La descente aux enfers
De ces « trente glorieuses », il ne reste plus grand-chose. Sur les 25000 km2 de superficie évaluée en 1963, il reste à peine de 2000 km2. Il faut désormais parcourir 100 km de son ancien lit à Bosso, est du Niger, pour espérer trouver le Lac Tchad. Il n’y a quasiment plus que quelques parties navigables avec des pirogues traditionnelles. Les eaux sont menacées par les herbes aquatiques. La baisse de la pluviométrie dans la région a accéléré le processus d’assèchement du Lac alors que ses affluents que sont le Chari et le Longo (Centrafrique), la Komadougou Yobé (Niger, Nigeria) ont cessé d’y drainer leurs eaux. Faute de mieux, les populations se concentrent sur le versant sud du Lac. Là où des activités de pêche et d’agriculture sont encore possibles. « Les paysans arrivent à faire 20 sacs de maïs pendant la bonne saison. On est loin des 200 sacs ou des dizaines de tonnes de poisson qui étaient péchées ici, si rien n’est fait, on ne parlera plus d’activités économiques au bord du Lac Tchad », met en garde le vétérinaire nigérien Salissou Rabo.

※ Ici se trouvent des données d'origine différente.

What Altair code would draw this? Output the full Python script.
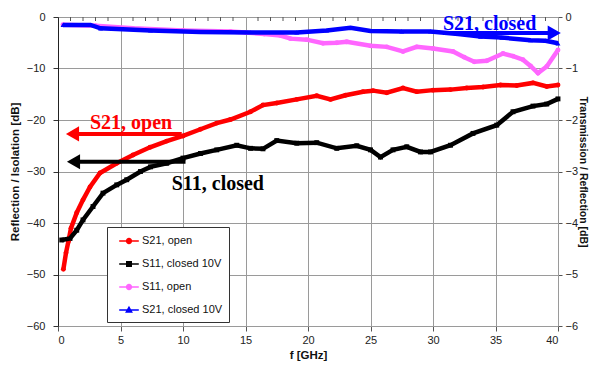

Au péril écologique est venue se greffer ces deux dernières années, la menace terroriste apportée par la secte islamiste Boko Haram. Après plusieurs incursions menées sur des iles du Lac par des éléments du chef terroriste Abubakar Shekau, les armées nigériane et tchadienne ont organisé des ripostes qui ont obligé les populations à s’en fuir sur la terre ferme au Niger, au Nigeria, au Cameroun et Tchad. Il reste que la solution sécuritaire ne suffira pas. Avec le soutien de la communauté internationale, les 4 Etats riverains du Lac, regroupés depuis 1964 au sein de la Commission du Bassin du Lac Tchad (CBLT) envisagent, entre autres solutions, le transfert des eaux du Chari et Logon vers le lac.
A cet effet, une conférence des donateurs a été organisée en avril 2014 en Italie. L’ancien Premier du Conseil italien Romano Prodi, également ancien président de la Commission européenne, a apporté son soutien au sauvetage du Lac. La mobilisation internationale a été à nouveau relancée dès l’ouverture de la COP 21 avec le plaidoyer des présidents du Cameroun, du Niger et du Tchad pour obtenir le financement du plan de sauvetage du Lac Tchad estimé à 31,5 millions d’euros. Si rien n’est fait, le Lac Tchad pourrait disparaître dans les 20 prochaines années. Le pire scénario pour les 20 millions de personnes qui dépendent de ce cours d’eau.